Turning the topic of porosity and sealing into a concrete request during the purchasing process is the most effective way to prevent surprises in the field. The following steps help you secure body quality at the supply stage:

  • Share the application conditions: Specifying conditions such as compressed air, moisture, oil contact and outdoor environment from the start ensures the required sealing level is correctly determined.
  • Request a leak test: Requiring the body to pass a pressure leak test prevents porosity-related problems from reaching the field.
  • Specify impregnation when needed: Requesting a resin-impregnated body in risky applications is a strong precaution for long life.
  • Clarify the IP and insulation class: Remember that IP55 protection and F-class insulation form a whole together with a leak-tight body.
  • Get manufacturer support: Open communication with the manufacturer on body quality makes it easier to determine the right solution.
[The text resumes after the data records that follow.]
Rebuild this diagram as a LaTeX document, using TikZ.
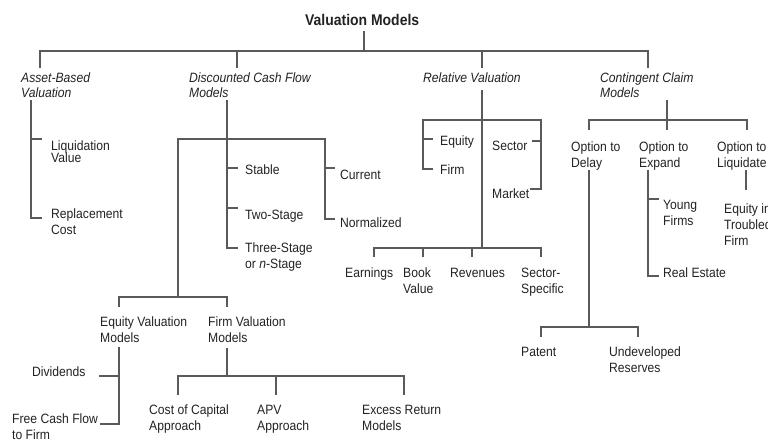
\documentclass[tikz,border=0pt]{standalone}
\usepackage{fontspec}
\setmainfont{Liberation Sans}[FakeStretch=0.9]
\definecolor{ln}{HTML}{5A5A5A}
\definecolor{txt}{HTML}{222222}
\begin{document}
\begin{tikzpicture}[x=1pt,y=-1pt,
  lbl/.style={anchor=base west, inner sep=0pt, align=left, text=txt, font=\fontsize{13.5}{16}\selectfont},
  ital/.style={lbl, font=\fontsize{13.5}{15}\selectfont\itshape},
  conn/.style={draw=ln, line width=1.4pt}]
\clip (0,0) rectangle (768,439);
\useasboundingbox (0,0) rectangle (768,439);

% texts (anchor at the baseline of the last line)
\node[lbl, font=\fontsize{15.5}{18}\selectfont\bfseries] (title) at (305,25) {Valuation Models};
\node[ital] (asset) at (21,97) {Asset-Based\\Valuation};
\node[ital] (dcf) at (189,97) {Discounted Cash Flow\\Models};
\node[ital] (rel) at (423,82) {Relative Valuation};
\node[ital] (cont) at (600,97) {Contingent Claim\\Models};

\node[lbl] (liq) at (51,162.5) {Liquidation\\[-3.5pt]Value};
\node[lbl] (repl) at (51,234) {Replacement\\Cost};

\node[lbl] (stable) at (245,174) {Stable};
\node[lbl] (two) at (245,219) {Two-Stage};
\node[lbl] (three) at (245,268) {Three-Stage\\or \textit{n}-Stage};
\node[lbl] (curr) at (340,179) {Current};
\node[lbl] (norm) at (340,227) {Normalized};

\node[lbl] (eqv) at (100,342) {Equity Valuation\\Models};
\node[lbl] (fiv) at (208,342) {Firm Valuation\\Models};
\node[lbl] (div) at (32,376) {Dividends};
\node[lbl] (fcf) at (12,439) {Free Cash Flow\\to Firm};
\node[lbl] (coc) at (149,430) {Cost of Capital\\Approach};
\node[lbl] (apv) at (257,430) {APV\\Approach};
\node[lbl] (exr) at (362,430) {Excess Return\\Models};

\node[lbl] (req) at (440,145) {Equity};
\node[lbl] (rfi) at (440,174) {Firm};
\node[lbl] (rsec) at (492,150) {Sector};
\node[lbl] (rmkt) at (492,198) {Market};
\node[lbl] (earn) at (345,277) {Earnings};
\node[lbl] (book) at (403,293) {Book\\Value};
\node[lbl] (rev) at (450,277) {Revenues};
\node[lbl] (secs) at (521,293) {Sector-\\Specific};

\node[lbl] (odel) at (571,167) {Option to\\Delay};
\node[lbl] (oexp) at (639,167) {Option to\\Expand};
\node[lbl] (oliq) at (717,167) {Option to\\Liquidate};
\node[lbl] (young) at (663,225) {Young\\Firms};
\node[lbl] (reale) at (663,277) {Real Estate};
\node[lbl] (eqtf) at (724,245) {Equity in\\Troubled\\Firm};
\node[lbl] (pat) at (521,356) {Patent};
\node[lbl] (undev) at (609,372) {Undeveloped\\Reserves};

% connectors: top level
\draw[conn] (364,31) -- (364,51);
\draw[conn] (40,68) -- (40,51) -- (648,51) -- (648,68);
\draw[conn] (237,51) -- (237,68);
\draw[conn] (482,51) -- (482,68);

% asset based
\draw[conn] (31,100) -- (31,218) -- (42,218);
\draw[conn] (31,139) -- (42,139);

% DCF
\draw[conn] (227,100) -- (227,248) -- (238,248);
\draw[conn] (227,168) -- (238,168);
\draw[conn] (227,208) -- (238,208);
\draw[conn] (178,297) -- (178,139) -- (325,139) -- (325,219) -- (335,219);
\draw[conn] (325,168) -- (335,168);
\draw[conn] (119,307) -- (119,297) -- (227,297) -- (227,307);
\draw[conn] (119,347) -- (119,424) -- (100,424);
\draw[conn] (119,376) -- (99,376);
\draw[conn] (227,348) -- (227,376);
\draw[conn] (178,395) -- (178,376) -- (404,376) -- (404,395);
\draw[conn] (276,376) -- (276,395);

% relative
\draw[conn] (482,90) -- (482,248);
\draw[conn] (433,169) -- (423,169) -- (423,120) -- (541,120) -- (541,189) -- (530,189);
\draw[conn] (423,139) -- (433,139);
\draw[conn] (541,141) -- (532,141);
\draw[conn] (374,257) -- (374,248) -- (541,248) -- (541,257);
\draw[conn] (423,248) -- (423,257);
\draw[conn] (472,248) -- (472,257);

% contingent
\draw[conn] (667,100) -- (667,130);
\draw[conn] (589,130) -- (589,120) -- (747,120) -- (747,130);
\draw[conn] (589,170) -- (589,327);
\draw[conn] (541,337) -- (541,327) -- (638,327) -- (638,337);
\draw[conn] (648,170) -- (648,276) -- (659,276);
\draw[conn] (648,199) -- (659,199);
\draw[conn] (746,170) -- (746,190);
\end{tikzpicture}
\end{document}
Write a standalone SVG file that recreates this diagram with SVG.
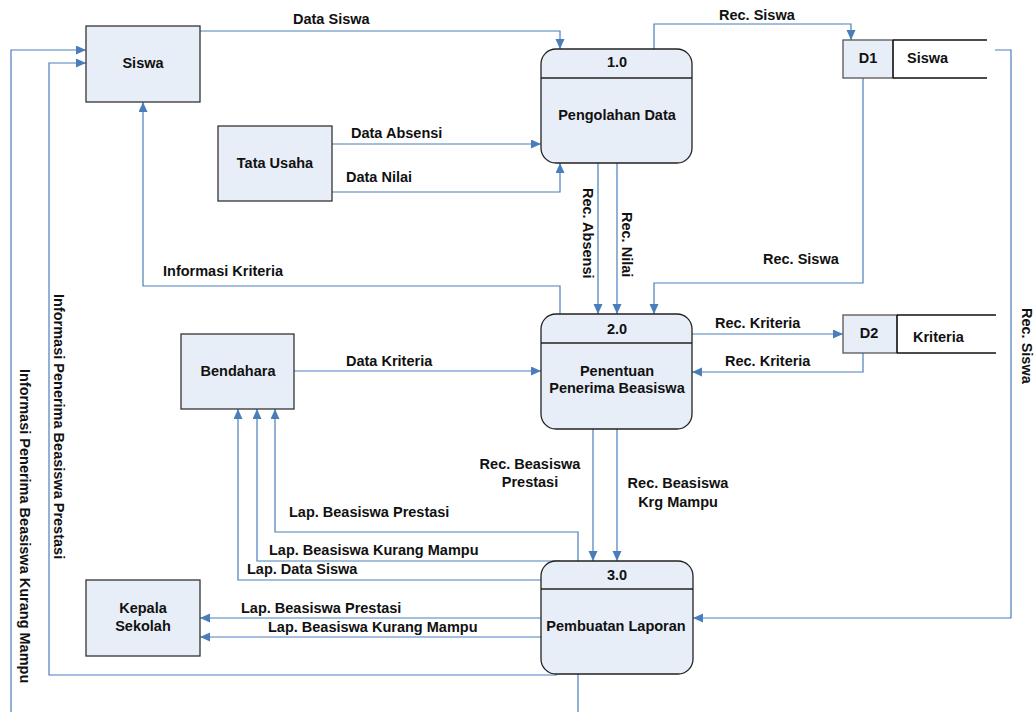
<svg xmlns="http://www.w3.org/2000/svg" width="1036" height="712" viewBox="0 0 1036 712">
<defs>
<marker id="arr" markerWidth="11" markerHeight="10" refX="10" refY="4.5" orient="auto" markerUnits="userSpaceOnUse">
<path d="M0,0 L10,4.5 L0,9 z" fill="#4a7ebb"/>
</marker>
<style>
.ent{fill:#e8eef7;stroke:#333;stroke-width:1.3}
.proc{fill:#e8eef7;stroke:#222;stroke-width:1.3}
.div{stroke:#222;stroke-width:1.3}
.ds{fill:#e8eef7;stroke:#555;stroke-width:1.3}
.dsl{stroke:#111;stroke-width:1.3;fill:none}
.c{fill:none;stroke:#4a7ebb;stroke-width:1.2}
.ca{fill:none;stroke:#4a7ebb;stroke-width:1.2;marker-end:url(#arr)}
text{font-family:"Liberation Sans",Arial,sans-serif;font-weight:bold;font-size:14.5px;fill:#111}
.m{text-anchor:middle}
</style>
</defs>
<rect width="1036" height="712" fill="#fff"/>

<g id="connectors">
<path class="ca" d="M200,31 H560 V49"/>
<path class="ca" d="M654,49 V24 H851 V40"/>
<path class="ca" d="M332,144 H541"/>
<path class="ca" d="M332,192 H560 V163"/>
<path class="ca" d="M598,163 V314"/>
<path class="ca" d="M617,163 V314"/>
<path class="ca" d="M863,78 V283 H654 V314"/>
<path class="ca" d="M560,314 V286 H143 V102"/>
<path class="ca" d="M294,371 H541"/>
<path class="ca" d="M692,334 H843"/>
<path class="ca" d="M863,353 V372 H692"/>
<path class="ca" d="M995,50 H1011 V618 H693"/>
<path class="ca" d="M593,429 V561"/>
<path class="ca" d="M617,429 V561"/>
<path class="ca" d="M578,561 V532 H275 V409"/>
<path class="ca" d="M560,561 H257 V409"/>
<path class="ca" d="M541,580 H238 V409"/>
<path class="ca" d="M541,618 H200"/>
<path class="ca" d="M541,637 H200"/>
<path class="ca" d="M557,675 H49 V63 H86"/>
<path class="c" d="M578,674 V712"/>
<path class="ca" d="M11,712 V50 H86"/>
</g>

<g id="siswa"><rect class="ent" x="86" y="26" width="114" height="76"/><text class="m" x="143" y="68">Siswa</text></g>
<g id="tata-usaha"><rect class="ent" x="218" y="126" width="114" height="75"/><text class="m" x="275" y="168">Tata Usaha</text></g>
<g id="bendahara"><rect class="ent" x="181" y="334" width="113" height="75"/><text class="m" x="238" y="376">Bendahara</text></g>
<g id="kepala-sekolah"><rect class="ent" x="86" y="580" width="114" height="76"/><text class="m" x="143" y="613">Kepala</text><text class="m" x="143" y="631">Sekolah</text></g>

<g id="p1"><rect class="proc" x="541" y="49" width="151" height="114" rx="15"/><line class="div" x1="541" y1="78" x2="692" y2="78"/><text class="m" x="617" y="67">1.0</text><text class="m" x="617" y="120">Pengolahan Data</text></g>
<g id="p2"><rect class="proc" x="541" y="314" width="151" height="115" rx="15"/><line class="div" x1="541" y1="343" x2="692" y2="343"/><text class="m" x="617" y="334">2.0</text><text class="m" x="617" y="376">Penentuan</text><text class="m" x="617" y="393">Penerima Beasiswa</text></g>
<g id="p3"><rect class="proc" x="541" y="561" width="152" height="113" rx="15"/><line class="div" x1="541" y1="589" x2="693" y2="589"/><text class="m" x="617" y="580">3.0</text><text class="m" x="616" y="631">Pembuatan Laporan</text></g>

<g id="d1"><rect class="ds" x="843" y="40" width="50" height="38"/><path class="dsl" d="M893,40 H987 M893,78 H987 M893,40 V78"/><text class="m" x="868" y="63">D1</text><text x="907" y="63">Siswa</text></g>
<g id="d2"><rect class="ds" x="843" y="315" width="54" height="38"/><path class="dsl" d="M897,315 H996 M897,353 H996 M897,315 V353"/><text class="m" x="869" y="338">D2</text><text x="913" y="342">Kriteria</text></g>

<g id="labels">
<text x="293" y="24">Data Siswa</text>
<text x="719" y="20">Rec. Siswa</text>
<text x="351" y="138">Data Absensi</text>
<text x="346" y="182">Data Nilai</text>
<text x="163" y="276">Informasi Kriteria</text>
<text x="763" y="264">Rec. Siswa</text>
<text x="346" y="366">Data Kriteria</text>
<text x="715" y="328">Rec. Kriteria</text>
<text x="725" y="366">Rec. Kriteria</text>
<text class="m" x="530" y="469">Rec. Beasiswa</text>
<text class="m" x="530" y="487">Prestasi</text>
<text class="m" x="678" y="488">Rec. Beasiswa</text>
<text class="m" x="678" y="507">Krg Mampu</text>
<text x="289" y="517">Lap. Beasiswa Prestasi</text>
<text x="269" y="555">Lap. Beasiswa Kurang Mampu</text>
<text x="247" y="574">Lap. Data Siswa</text>
<text x="241" y="613">Lap. Beasiswa Prestasi</text>
<text x="268" y="632">Lap. Beasiswa Kurang Mampu</text>
<text transform="translate(583,188) rotate(90)">Rec. Absensi</text>
<text transform="translate(622,212) rotate(90)">Rec. Nilai</text>
<text transform="translate(1022,308) rotate(90)">Rec. Siswa</text>
<text transform="translate(54,294) rotate(90)">Informasi Penerima Beasiswa Prestasi</text>
<text transform="translate(19.5,369) rotate(90)">Informasi Penerima Beasiswa Kurang Mampu</text>
</g>
</svg>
At HEM Motor we address body quality with the same importance as electrical performance during the supply process, determining together the required sealing level according to your application's conditions. The right body selection ensures the motor operates safely not only at first start but throughout its entire life.

Frequently Asked Questions

Is resin impregnation mandatory for every cast iron motor body?

No, it is not mandatory for every body. In standard dry-environment applications, having the body pass a pressure leak test is often sufficient. However, for motors that will operate in environments involving compressed air, oil contact or high humidity, resin impregnation is a strong precaution. If you share your application conditions, we can jointly assess whether the body requires impregnation.

Does casting porosity reduce the mechanical strength of the motor?

Small and isolated (closed) pores have no significant effect on mechanical strength in practice. The real risk is pores interconnecting to form a leak path, and large shrinkage voids that concentrate especially at thick-section intersections. In a well-cast body with homogeneous wall thickness, this risk is minimised. Body design and casting quality are therefore decisive in managing porosity.

Can a motor labelled IP55 still leak through its body?

Yes, it is possible. The IP protection class essentially defines the sealing of gaskets, seals and the terminal box; but if the body itself is permeable due to porosity, the declared protection cannot be achieved in practice. IP55 protection is therefore meaningful only together with a leak-tight body. A body leak test and impregnation where required are elements that complete IP protection.